# START OF Data lines
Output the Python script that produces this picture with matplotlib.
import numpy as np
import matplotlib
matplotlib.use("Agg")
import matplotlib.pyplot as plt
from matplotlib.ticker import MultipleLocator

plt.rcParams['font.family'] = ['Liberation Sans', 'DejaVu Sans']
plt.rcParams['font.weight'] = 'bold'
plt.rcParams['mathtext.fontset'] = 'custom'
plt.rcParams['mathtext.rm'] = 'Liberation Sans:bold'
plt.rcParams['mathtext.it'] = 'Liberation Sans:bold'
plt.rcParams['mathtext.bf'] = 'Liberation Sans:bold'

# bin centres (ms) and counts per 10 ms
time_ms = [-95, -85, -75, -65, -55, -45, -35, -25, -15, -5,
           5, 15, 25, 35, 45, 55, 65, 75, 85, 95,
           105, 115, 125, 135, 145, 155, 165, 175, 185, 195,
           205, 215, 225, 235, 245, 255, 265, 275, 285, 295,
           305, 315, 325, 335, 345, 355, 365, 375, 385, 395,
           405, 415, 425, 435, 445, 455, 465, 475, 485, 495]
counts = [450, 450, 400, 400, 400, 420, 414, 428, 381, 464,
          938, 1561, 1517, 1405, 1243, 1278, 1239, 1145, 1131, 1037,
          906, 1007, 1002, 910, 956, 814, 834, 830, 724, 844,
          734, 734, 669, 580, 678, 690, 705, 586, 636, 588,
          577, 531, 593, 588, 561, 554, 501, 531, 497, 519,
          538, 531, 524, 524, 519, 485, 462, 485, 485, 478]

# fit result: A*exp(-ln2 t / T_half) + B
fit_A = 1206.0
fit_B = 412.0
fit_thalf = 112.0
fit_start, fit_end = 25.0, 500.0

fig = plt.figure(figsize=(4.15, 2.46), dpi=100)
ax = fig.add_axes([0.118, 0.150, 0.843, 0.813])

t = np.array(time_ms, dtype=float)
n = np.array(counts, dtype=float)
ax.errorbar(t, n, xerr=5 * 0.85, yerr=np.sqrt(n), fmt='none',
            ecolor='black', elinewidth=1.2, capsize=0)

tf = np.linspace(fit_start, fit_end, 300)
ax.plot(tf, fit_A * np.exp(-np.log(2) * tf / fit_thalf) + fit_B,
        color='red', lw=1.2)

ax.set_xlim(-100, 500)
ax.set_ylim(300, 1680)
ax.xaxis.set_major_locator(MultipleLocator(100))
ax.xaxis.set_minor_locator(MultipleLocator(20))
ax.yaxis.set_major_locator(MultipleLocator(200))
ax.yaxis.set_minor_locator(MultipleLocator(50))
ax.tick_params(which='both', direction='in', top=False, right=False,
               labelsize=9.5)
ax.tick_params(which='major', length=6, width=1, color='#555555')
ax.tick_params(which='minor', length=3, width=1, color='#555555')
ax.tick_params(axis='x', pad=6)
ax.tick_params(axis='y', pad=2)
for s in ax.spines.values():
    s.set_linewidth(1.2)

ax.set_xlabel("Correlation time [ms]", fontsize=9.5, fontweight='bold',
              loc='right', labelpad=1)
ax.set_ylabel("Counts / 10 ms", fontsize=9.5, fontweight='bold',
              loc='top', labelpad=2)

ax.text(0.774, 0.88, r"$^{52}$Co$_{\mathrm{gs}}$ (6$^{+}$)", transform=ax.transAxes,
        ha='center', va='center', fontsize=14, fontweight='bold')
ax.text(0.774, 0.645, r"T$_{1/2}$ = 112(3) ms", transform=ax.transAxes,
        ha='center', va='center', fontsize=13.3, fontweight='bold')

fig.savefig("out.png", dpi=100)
# END OF Data lines
# START OF Data lines
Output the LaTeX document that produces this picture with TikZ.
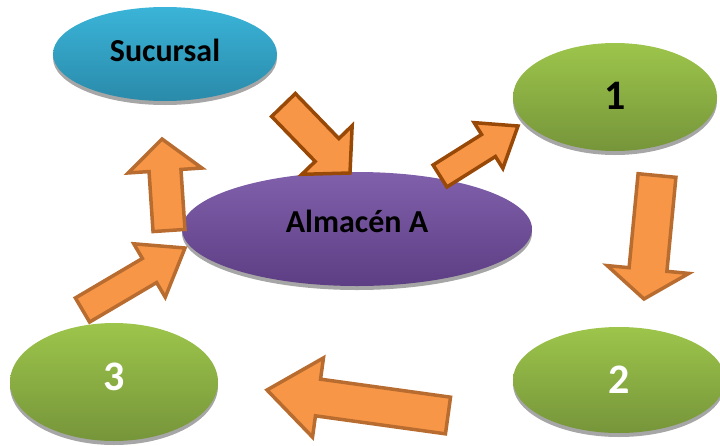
# END OF Data lines
• _What needs to be done_:
Set down, without any change, only the lines from the line that holds "Output the Python" through the line that holds "plt.rcParams['mathtext.bf'] = 'Liberation", both lines included.

• _Solved problem_:
Output the Python script that produces this picture with matplotlib.
import numpy as np
import matplotlib
matplotlib.use("Agg")
import matplotlib.pyplot as plt
from matplotlib.ticker import MultipleLocator

plt.rcParams['font.family'] = ['Liberation Sans', 'DejaVu Sans']
plt.rcParams['font.weight'] = 'bold'
plt.rcParams['mathtext.fontset'] = 'custom'
plt.rcParams['mathtext.rm'] = 'Liberation Sans:bold'
plt.rcParams['mathtext.it'] = 'Liberation Sans:bold'
plt.rcParams['mathtext.bf'] = 'Liberation Sans:bold'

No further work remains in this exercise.